> Listed entries:
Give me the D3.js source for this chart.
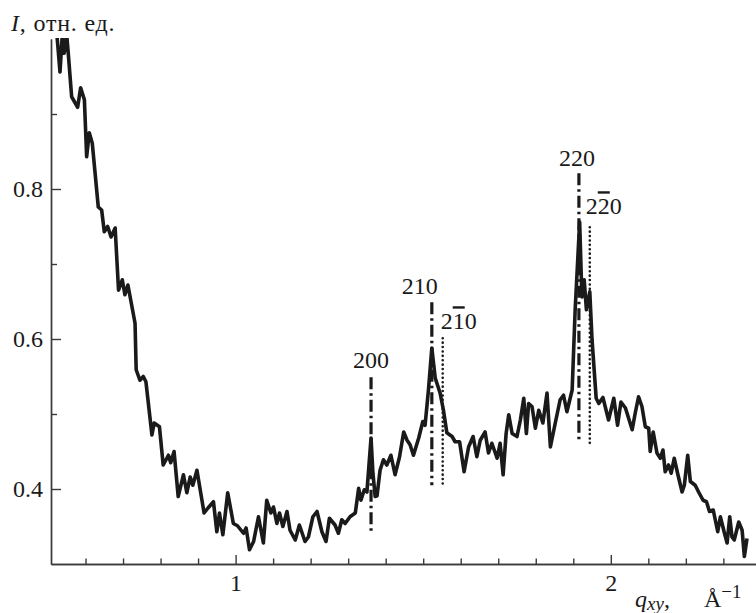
<!DOCTYPE html>
<html><head><meta charset="utf-8">
<script src="https://cdn.jsdelivr.net/npm/d3@7/dist/d3.min.js"></script>
<style>
body{margin:0;background:#fff}
svg{display:block}
svg text{font-family:"Liberation Serif","Times New Roman",serif !important;fill:#1a1a1a}
</style>
</head><body>
<svg id="chart" width="756" height="613"></svg>
<script>
// ---- data ----
const qValues = [0.523,0.532,0.538,0.543,0.550,0.554,0.563,0.579,0.587,0.597,0.603,0.610,0.618,0.634,0.643,0.650,0.659,0.668,0.679,0.688,
0.698,0.705,0.713,0.732,0.735,0.745,0.754,0.761,0.777,0.783,0.797,0.807,0.821,0.827,0.836,0.847,0.861,0.870,0.879,0.886,
0.897,0.916,0.927,0.941,0.950,0.957,0.966,0.979,0.994,1.005,1.021,1.028,1.037,1.048,1.061,1.074,1.083,1.094,1.101,1.110,
1.117,1.126,1.137,1.145,1.159,1.170,1.185,1.194,1.206,1.217,1.230,1.241,1.250,1.265,1.274,1.283,1.292,1.305,1.319,1.328,
1.334,1.343,1.350,1.361,1.366,1.372,1.377,1.385,1.394,1.403,1.414,1.425,1.437,1.448,1.457,1.465,1.474,1.488,1.499,1.505,
1.514,1.523,1.532,1.545,1.554,1.563,1.577,1.585,1.597,1.609,1.621,1.633,1.643,1.652,1.665,1.674,1.683,1.697,1.705,1.713,
1.721,1.728,1.737,1.750,1.759,1.768,1.775,1.781,1.790,1.799,1.808,1.819,1.830,1.839,1.852,1.865,1.874,1.883,1.897,1.905,
1.917,1.923,1.929,1.935,1.944,1.950,1.961,1.968,1.979,1.994,2.008,2.018,2.027,2.039,2.057,2.065,2.074,2.083,2.092,2.101,
2.105,2.113,2.123,2.132,2.139,2.145,2.154,2.161,2.169,2.178,2.190,2.196,2.205,2.212,2.225,2.234,2.246,2.255,2.263,2.273,
2.285,2.292,2.303,2.310,2.317,2.323,2.329,2.341,2.350,2.356,2.363];
const intensity = [1.010,0.956,1.005,0.981,1.005,0.981,0.923,0.909,0.935,0.919,0.843,0.875,0.861,0.776,0.772,0.743,0.750,0.736,0.748,0.665,
0.679,0.659,0.672,0.621,0.559,0.545,0.550,0.543,0.472,0.488,0.483,0.432,0.445,0.435,0.450,0.390,0.419,0.395,0.416,0.405,
0.425,0.368,0.375,0.383,0.343,0.368,0.339,0.395,0.354,0.351,0.341,0.348,0.319,0.330,0.363,0.328,0.385,0.368,0.376,0.354,
0.368,0.350,0.370,0.345,0.332,0.352,0.330,0.336,0.363,0.370,0.343,0.330,0.361,0.352,0.341,0.359,0.354,0.363,0.368,0.401,
0.385,0.399,0.396,0.468,0.421,0.390,0.391,0.425,0.439,0.432,0.445,0.419,0.443,0.476,0.465,0.459,0.445,0.468,0.490,0.485,
0.532,0.588,0.548,0.528,0.505,0.475,0.470,0.463,0.463,0.423,0.456,0.470,0.443,0.465,0.476,0.448,0.461,0.441,0.461,0.419,
0.474,0.499,0.474,0.470,0.492,0.521,0.474,0.514,0.510,0.481,0.505,0.488,0.528,0.456,0.488,0.519,0.525,0.503,0.532,0.639,
0.756,0.656,0.679,0.639,0.663,0.599,0.521,0.514,0.522,0.492,0.521,0.485,0.516,0.508,0.479,0.501,0.523,0.510,0.483,0.481,
0.450,0.476,0.448,0.441,0.452,0.423,0.432,0.421,0.441,0.421,0.396,0.405,0.445,0.410,0.405,0.396,0.385,0.383,0.370,0.372,
0.343,0.363,0.341,0.328,0.363,0.336,0.332,0.356,0.345,0.310,0.334];

// peak labels: [plain part, barred digit, rest]
const peakLabels = [["200","",""], ["210","",""], ["2","1","0"], ["220","",""], ["2","2","0"]];
const peakQ      = [1.361, 1.523, 1.552, 1.915, 1.944];
const peakTop    = [0.549, 0.649, 0.601, 0.821, 0.749];
const peakBottom = [0.341, 0.405, 0.405, 0.463, 0.459];
const peakKind   = ["dashdot", "dashdot", "dot", "dashdot", "dot"];

const yTickValues = [0.4, 0.6, 0.8];
const yMinorTicks = [0.5, 0.7, 0.9];
const xTickValues = [1, 2];
const xMinorTicks = [0.6,0.7,0.8,0.9,1.1,1.2,1.3,1.4,1.5,1.6,1.7,1.8,1.9,2.1,2.2,2.3];

// ---- layout ----
const svg = d3.select("#chart");
const mLeft = 51, mRight = 756, mTop = 39, mBottom = 564;
const x = d3.scaleLinear().domain([0.508, 2.387]).range([mLeft, mRight]);
const y = d3.scaleLinear().domain([0.3, 1.0]).range([mBottom, mTop]);
const axisColor = "#3a3a3a";
const fontSize = 24;
const serif = '"Liberation Serif", "Times New Roman", serif';

svg.append("defs").append("clipPath").attr("id", "plotclip")
  .append("rect").attr("x", mLeft).attr("y", mTop - 1).attr("width", mRight - mLeft).attr("height", mBottom - mTop + 1);

const yMinor = svg.append("g").attr("transform", `translate(${mLeft},0)`)
  .call(d3.axisLeft(y).tickValues(yMinorTicks).tickSize(-6).tickSizeOuter(0).tickFormat(""));
const xMinor = svg.append("g").attr("transform", `translate(0,${mBottom})`)
  .call(d3.axisBottom(x).tickValues(xMinorTicks).tickSize(-5.5).tickSizeOuter(0).tickFormat(""));

const yAxis = svg.append("g").attr("transform", `translate(${mLeft},0)`)
  .call(d3.axisLeft(y).tickValues(yTickValues).tickSize(-10).tickSizeOuter(0).tickPadding(8).tickFormat(d3.format(".1f")));
const xAxis = svg.append("g").attr("transform", `translate(0,${mBottom})`)
  .call(d3.axisBottom(x).tickValues(xTickValues).tickSize(-9).tickSizeOuter(0).tickPadding(10).tickFormat(d3.format("d")));

[yMinor, xMinor, yAxis, xAxis].forEach(g => {
  g.attr("font-family", serif).attr("font-size", fontSize);
  g.selectAll("path, line").attr("stroke", axisColor).attr("stroke-width", 1.4);
  g.selectAll("text").style("font-family", serif).style("font-size", fontSize + "px").attr("fill", "#1a1a1a");
});

const data = qValues.map((q, i) => ({q, v: intensity[i]}));
svg.append("path")
  .datum(data)
  .attr("clip-path", "url(#plotclip)")
  .attr("fill", "none")
  .attr("stroke", "#1a1a1a")
  .attr("stroke-width", 3.6)
  .attr("stroke-linejoin", "round")
  .attr("d", d3.line().x(d => x(d.q)).y(d => y(d.v)));

const peaks = peakQ.map((q, i) => ({q, t: peakTop[i], b: peakBottom[i], kind: peakKind[i], label: peakLabels[i]}));
const vline = d3.line().x(d => x(d[0])).y(d => y(d[1]));
svg.selectAll("path.peak").data(peaks).join("path")
  .attr("class", "peak")
  .attr("fill", "none")
  .attr("stroke", "#1a1a1a")
  .attr("d", d => vline([[d.q, d.t], [d.q, d.b]]))
  .attr("stroke-width", d => d.kind === "dot" ? 2.6 : 3.2)
  .attr("stroke-linecap", d => d.kind === "dot" ? "round" : "butt")
  .attr("stroke-dasharray", d => d.kind === "dot" ? "0 4.4" : "12 4 2.5 4");

const labelOffsets = [
  {dx: 0, dy: -9, anchor: "middle"},
  {dx: -12, dy: -8, anchor: "middle"},
  {dx: -2, dy: -9, anchor: "start"},
  {dx: -2, dy: -7, anchor: "middle"},
  {dx: -4, dy: -13, anchor: "start"}
];
const labs = svg.selectAll("text.peak").data(peaks).join("text")
  .attr("class", "peak")
  .style("font-family", serif)
  .style("font-size", fontSize + "px")
  .attr("x", (d, i) => x(d.q) + labelOffsets[i].dx)
  .attr("y", (d, i) => y(d.t) + labelOffsets[i].dy)
  .attr("text-anchor", (d, i) => labelOffsets[i].anchor);
labs.each(function(d) {
  const t = d3.select(this);
  t.append("tspan").text(d.label[0]);
  if (d.label[1]) {
    t.append("tspan").style("text-decoration", "overline").text(d.label[1]);
    t.append("tspan").text(d.label[2]);
  }
});

const yTitle = svg.append("text").attr("x", 11).attr("y", 31)
  .style("font-size", fontSize + "px").style("letter-spacing", "0.8px");
yTitle.append("tspan").attr("font-style", "italic").text("I");
yTitle.append("tspan").text(", отн. ед.");

const xTitle = svg.append("text").attr("x", 635).attr("y", 607).style("font-size", fontSize + "px");
xTitle.append("tspan").attr("font-style", "italic").text("q");
xTitle.append("tspan").attr("font-style", "italic").style("font-size", "19px").attr("dy", 3).text("xy");
xTitle.append("tspan").attr("dy", -3).text(",");
xTitle.append("tspan").attr("x", 704).text("Å");
xTitle.append("tspan").style("font-size", "19px").attr("dy", -9).text("−1");
</script>
</body></html>
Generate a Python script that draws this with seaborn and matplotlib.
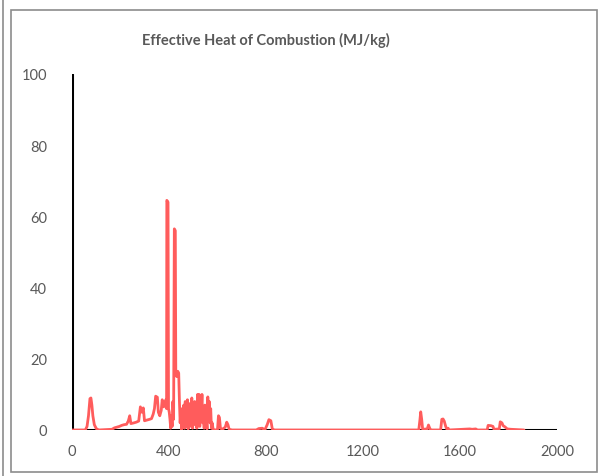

> Instructions to follow:
Report each line in the preceding entries that holds the string "script".

> Written response:
<script src="https://cdn.jsdelivr.net/npm/d3@7/dist/d3.min.js"></script>
<script>
</script>
Generate a Python script that draws this with seaborn and matplotlib.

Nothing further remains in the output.